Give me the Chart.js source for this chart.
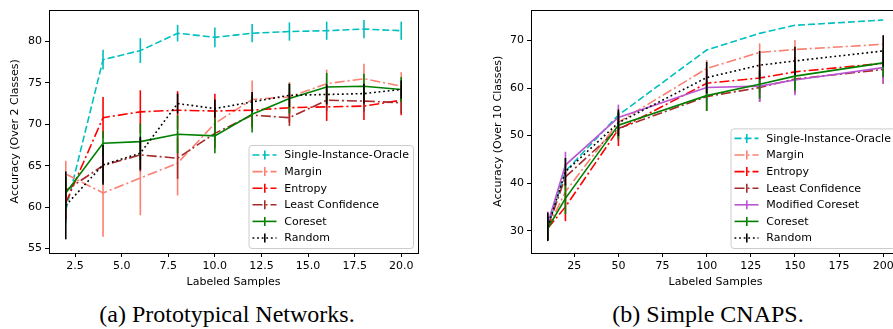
<!DOCTYPE html>
<html>
<head>
<meta charset="utf-8">
<script src="https://cdn.jsdelivr.net/npm/chart.js@4.4.1/dist/chart.umd.min.js"></script>
<style>
html, body { margin: 0; padding: 0; background: #fff; overflow: hidden; }
#page { position: relative; width: 893px; height: 329px; overflow: hidden; }
#wrapA { position: absolute; left: 0; top: 0; }
#wrapB { position: absolute; left: 450px; top: 0; }
.cap { position: absolute; top: 302px; font-family: "Liberation Serif", "Times New Roman", serif;
       font-size: 24px; line-height: 24px; white-space: nowrap; transform: translateX(-50%); color: #000; }
</style>
</head>
<body>
<div id="page">
  <div id="wrapA"><canvas id="chartA" width="440" height="295"></canvas></div>
  <div id="wrapB"><canvas id="chartB" width="470" height="295"></canvas></div>
  <div class="cap" style="left:227px">(a) Prototypical Networks.</div>
  <div class="cap" style="left:708px">(b) Simple CNAPS.</div>
</div>
<script>
// (a) Prototypical Networks, accuracy over 2 classes
const xA = [2, 4, 6, 8, 10, 12, 14, 16, 18, 20];
const oracleA = [59.6, 77.8, 78.9, 81.0, 80.5, 81.0, 81.2, 81.3, 81.5, 81.3];
const oracleErrA = [1.5, 1.2, 1.5, 1.0, 1.2, 1.1, 1.1, 1.1, 1.1, 1.1];
const marginA = [64.0, 61.7, 63.5, 65.3, 70.1, 73.0, 73.3, 74.9, 75.5, 74.6];
const marginErrA = [1.6, 5.3, 4.5, 3.9, 2.5, 2.3, 1.8, 1.7, 1.8, 1.7];
const entropyA = [60.5, 70.8, 71.5, 71.7, 71.6, 71.7, 72.0, 72.1, 72.2, 72.9];
const entropyErrA = [2.0, 2.5, 2.6, 2.3, 2.1, 2.0, 1.8, 1.7, 1.7, 1.8];
const leastA = [62.0, 65.0, 66.3, 65.9, 68.9, 71.1, 70.8, 72.9, 72.8, 72.6];
const leastErrA = [1.5, 2.0, 2.0, 2.5, 1.8, 1.5, 1.0, 1.3, 1.3, 1.3];
const coresetA = [61.7, 67.7, 67.9, 68.8, 68.6, 71.2, 73.1, 74.5, 74.6, 74.2];
const coresetErrA = [2.0, 1.5, 2.2, 2.3, 2.1, 2.2, 1.8, 1.7, 1.5, 1.5];
const randomA = [60.2, 65.1, 66.5, 72.5, 71.9, 72.7, 73.5, 73.6, 73.7, 74.2];
const randomErrA = [4.1, 2.4, 2.0, 1.2, 1.1, 1.2, 1.4, 1.2, 1.2, 1.1];
const xTicksA = [2.5, 5, 7.5, 10, 12.5, 15, 17.5, 20];
const yTicksA = [55, 60, 65, 70, 75, 80];

// (b) Simple CNAPS, accuracy over 10 classes
const xB = [10, 20, 50, 100, 130, 150, 200];
const oracleB = [30.8, 42.5, 54.3, 68.0, 71.5, 73.2, 74.3];
const oracleErrB = [0, 0, 0, 0, 0, 0, 0];
const marginB = [30.5, 38.2, 52.8, 64.1, 67.5, 68.1, 69.2];
const marginErrB = [2.5, 3.0, 2.5, 1.8, 1.9, 2.0, 1.9];
const entropyB = [30.5, 35.0, 51.3, 61.0, 62.1, 63.4, 65.2];
const entropyErrB = [2.5, 3.0, 3.5, 3.0, 3.0, 3.0, 3.0];
const leastB = [30.6, 41.3, 51.5, 58.2, 60.1, 61.9, 63.9];
const leastErrB = [2.5, 2.8, 2.5, 3.0, 3.0, 3.0, 3.0];
const modifiedB = [31.5, 43.8, 53.8, 60.1, 60.4, 61.7, 64.3];
const modifiedErrB = [2.5, 2.8, 2.7, 3.0, 3.3, 3.2, 3.3];
const coresetB = [30.5, 36.8, 52.2, 58.4, 60.8, 62.5, 65.3];
const coresetErrB = [2.5, 3.3, 2.8, 3.2, 3.0, 3.0, 3.0];
const randomB = [30.8, 42.4, 52.7, 62.2, 64.8, 65.7, 67.8];
const randomErrB = [3.0, 2.9, 2.8, 3.3, 3.0, 3.0, 3.3];
const xTicksB = [25, 50, 75, 100, 125, 150, 175, 200];
const yTicksB = [30, 40, 50, 60, 70];

const FONT = { family: 'DejaVu Sans', size: 11 };
const DASHED = [7, 3];
const DASHDOT = [10, 3, 2, 3];
const DOTTED = [1.8, 2.8];

// vertical error bars, drawn under each dataset's line
const errorBars = {
    id: 'errorBars',
    beforeDatasetDraw(chart, args) {
        const ds = chart.data.datasets[args.index];
        if (!ds.errors) return;
        const ctx = chart.ctx;
        const xs = chart.scales.x, ys = chart.scales.y;
        ctx.save();
        ctx.strokeStyle = ds.borderColor;
        ctx.lineWidth = 1.6;
        ctx.setLineDash([]);
        ds.data.forEach((p, i) => {
            const e = ds.errors[i];
            if (!e) return;
            const px = xs.getPixelForValue(p.x);
            ctx.beginPath();
            ctx.moveTo(px, ys.getPixelForValue(p.y - e));
            ctx.lineTo(px, ys.getPixelForValue(p.y + e));
            ctx.stroke();
        });
        ctx.restore();
    }
};

// box round the plot and legend in the lower right corner
const frameLegend = {
    id: 'frameLegend',
    afterDraw(chart) {
        const ctx = chart.ctx;
        const a = chart.chartArea;
        ctx.save();
        ctx.strokeStyle = '#000';
        ctx.lineWidth = 1;
        ctx.setLineDash([]);
        ctx.strokeRect(Math.round(a.left) + 0.5, Math.round(a.top) + 0.5,
            Math.round(a.right - a.left), Math.round(a.bottom - a.top));

        const sets = chart.data.datasets;
        const rowH = 16.6;
        const h = 20 + (sets.length - 1) * rowH;
        const w = 164.5;
        const x0 = a.right - 5 - w;
        const y0 = a.bottom - 5 - h;
        ctx.beginPath();
        ctx.roundRect(x0 + 0.5, y0 + 0.5, w, h, 3);
        ctx.fillStyle = 'rgba(255,255,255,0.8)';
        ctx.fill();
        ctx.strokeStyle = '#cccccc';
        ctx.stroke();

        ctx.font = '11px "DejaVu Sans"';
        ctx.textBaseline = 'middle';
        ctx.textAlign = 'left';
        sets.forEach((ds, i) => {
            const cy = y0 + 10 + i * rowH;
            ctx.strokeStyle = ds.borderColor;
            ctx.lineWidth = 1.6;
            ctx.setLineDash(ds.borderDash || []);
            ctx.beginPath();
            ctx.moveTo(x0 + 4, cy);
            ctx.lineTo(x0 + 28, cy);
            ctx.stroke();
            ctx.setLineDash([]);
            ctx.beginPath();
            ctx.moveTo(x0 + 16.3, cy - 4.5);
            ctx.lineTo(x0 + 16.3, cy + 4.5);
            ctx.stroke();
            ctx.fillStyle = '#000';
            ctx.fillText(ds.label, x0 + 35.8, cy + 0.5);
        });
        ctx.restore();
    }
};

function makeSet(label, xs, ys, errs, color, dash, i) {
    return {
        label: label,
        data: xs.map((x, k) => ({ x: x, y: ys[k] })),
        errors: errs,
        borderColor: color,
        borderWidth: 1.6,
        borderDash: dash,
        pointRadius: 0,
        fill: false,
        tension: 0,
        order: -i
    };
}

function makeChart(id, sets, o) {
    return new Chart(document.getElementById(id), {
        type: 'line',
        data: { datasets: sets },
        options: {
            responsive: false,
            animation: false,
            layout: { padding: { left: 0, top: 9, right: o.padRight, bottom: 0 } },
            plugins: { legend: { display: false }, tooltip: { enabled: false } },
            scales: {
                x: {
                    type: 'linear',
                    min: o.xMin, max: o.xMax,
                    afterBuildTicks: s => { s.ticks = o.xTicks.map(v => ({ value: v })); },
                    afterFit: s => { s.height = 42; },
                    ticks: { callback: o.xFmt, font: FONT, color: '#000', padding: 3, maxRotation: 0, autoSkip: false },
                    grid: { display: true, drawOnChartArea: false, drawTicks: true, tickLength: 4, color: '#000' },
                    border: { display: false },
                    title: { display: true, text: 'Labeled Samples', font: FONT, color: '#000', padding: { top: 0, bottom: 6.7 } }
                },
                y: {
                    min: o.yMin, max: o.yMax,
                    afterBuildTicks: s => { s.ticks = o.yTicks.map(v => ({ value: v })); },
                    afterFit: s => { s.width = o.yWidth; },
                    ticks: { font: FONT, color: '#000', padding: 3, autoSkip: false },
                    grid: { display: true, drawOnChartArea: false, drawTicks: true, tickLength: 4, color: '#000' },
                    border: { display: false },
                    title: { display: true, text: o.yTitle, font: FONT, color: '#000', padding: { top: o.yTitlePad, bottom: 0 } }
                }
            }
        },
        plugins: [errorBars, frameLegend]
    });
}

makeChart('chartA', [
    makeSet('Single-Instance-Oracle', xA, oracleA, oracleErrA, '#00bfbf', DASHED, 0),
    makeSet('Margin', xA, marginA, marginErrA, '#fa8072', DASHDOT, 1),
    makeSet('Entropy', xA, entropyA, entropyErrA, '#ff0000', DASHDOT, 2),
    makeSet('Least Confidence', xA, leastA, leastErrA, '#a52a2a', DASHDOT, 3),
    makeSet('Coreset', xA, coresetA, coresetErrA, '#008000', [], 4),
    makeSet('Random', xA, randomA, randomErrA, '#000000', DOTTED, 5)
], {
    xMin: 1.1, xMax: 20.9, yMin: 54.45, yMax: 83.85,
    xTicks: xTicksA, yTicks: yTicksA, xFmt: v => v.toFixed(1),
    padRight: 22, yWidth: 49, yTitle: 'Accuracy (Over 2 Classes)', yTitlePad: 9
});

makeChart('chartB', [
    makeSet('Single-Instance-Oracle', xB, oracleB, oracleErrB, '#00bfbf', DASHED, 0),
    makeSet('Margin', xB, marginB, marginErrB, '#fa8072', DASHDOT, 1),
    makeSet('Entropy', xB, entropyB, entropyErrB, '#ff0000', DASHDOT, 2),
    makeSet('Least Confidence', xB, leastB, leastErrB, '#a52a2a', DASHDOT, 3),
    makeSet('Modified Coreset', xB, modifiedB, modifiedErrB, '#ba55d3', [], 4),
    makeSet('Coreset', xB, coresetB, coresetErrB, '#008000', [], 5),
    makeSet('Random', xB, randomB, randomErrB, '#000000', DOTTED, 6)
], {
    xMin: 0.5, xMax: 209.5, yMin: 25.3, yMax: 76.5,
    xTicks: xTicksB, yTicks: yTicksB, xFmt: v => String(v),
    padRight: 20, yWidth: 81, yTitle: 'Accuracy (Over 10 Classes)', yTitlePad: 41.7
});
</script>
</body>
</html>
◆ ◆ ◆ ◆
- [EXERCISE OBJECTIVE]: Begin at the first line of the material and copy each line exactly through the one containing "const yTicksA = [55, 60, 65, 70, 75, 80];". Omit pictures.

- [FINAL RESULT]:
Give me the Chart.js source for this chart.
<!DOCTYPE html>
<html>
<head>
<meta charset="utf-8">
<script src="https://cdn.jsdelivr.net/npm/chart.js@4.4.1/dist/chart.umd.min.js"></script>
<style>
html, body { margin: 0; padding: 0; background: #fff; overflow: hidden; }
#page { position: relative; width: 893px; height: 329px; overflow: hidden; }
#wrapA { position: absolute; left: 0; top: 0; }
#wrapB { position: absolute; left: 450px; top: 0; }
.cap { position: absolute; top: 302px; font-family: "Liberation Serif", "Times New Roman", serif;
       font-size: 24px; line-height: 24px; white-space: nowrap; transform: translateX(-50%); color: #000; }
</style>
</head>
<body>
<div id="page">
  <div id="wrapA"><canvas id="chartA" width="440" height="295"></canvas></div>
  <div id="wrapB"><canvas id="chartB" width="470" height="295"></canvas></div>
  <div class="cap" style="left:227px">(a) Prototypical Networks.</div>
  <div class="cap" style="left:708px">(b) Simple CNAPS.</div>
</div>
<script>
// (a) Prototypical Networks, accuracy over 2 classes
const xA = [2, 4, 6, 8, 10, 12, 14, 16, 18, 20];
const oracleA = [59.6, 77.8, 78.9, 81.0, 80.5, 81.0, 81.2, 81.3, 81.5, 81.3];
const oracleErrA = [1.5, 1.2, 1.5, 1.0, 1.2, 1.1, 1.1, 1.1, 1.1, 1.1];
const marginA = [64.0, 61.7, 63.5, 65.3, 70.1, 73.0, 73.3, 74.9, 75.5, 74.6];
const marginErrA = [1.6, 5.3, 4.5, 3.9, 2.5, 2.3, 1.8, 1.7, 1.8, 1.7];
const entropyA = [60.5, 70.8, 71.5, 71.7, 71.6, 71.7, 72.0, 72.1, 72.2, 72.9];
const entropyErrA = [2.0, 2.5, 2.6, 2.3, 2.1, 2.0, 1.8, 1.7, 1.7, 1.8];
const leastA = [62.0, 65.0, 66.3, 65.9, 68.9, 71.1, 70.8, 72.9, 72.8, 72.6];
const leastErrA = [1.5, 2.0, 2.0, 2.5, 1.8, 1.5, 1.0, 1.3, 1.3, 1.3];
const coresetA = [61.7, 67.7, 67.9, 68.8, 68.6, 71.2, 73.1, 74.5, 74.6, 74.2];
const coresetErrA = [2.0, 1.5, 2.2, 2.3, 2.1, 2.2, 1.8, 1.7, 1.5, 1.5];
const randomA = [60.2, 65.1, 66.5, 72.5, 71.9, 72.7, 73.5, 73.6, 73.7, 74.2];
const randomErrA = [4.1, 2.4, 2.0, 1.2, 1.1, 1.2, 1.4, 1.2, 1.2, 1.1];
const xTicksA = [2.5, 5, 7.5, 10, 12.5, 15, 17.5, 20];
const yTicksA = [55, 60, 65, 70, 75, 80];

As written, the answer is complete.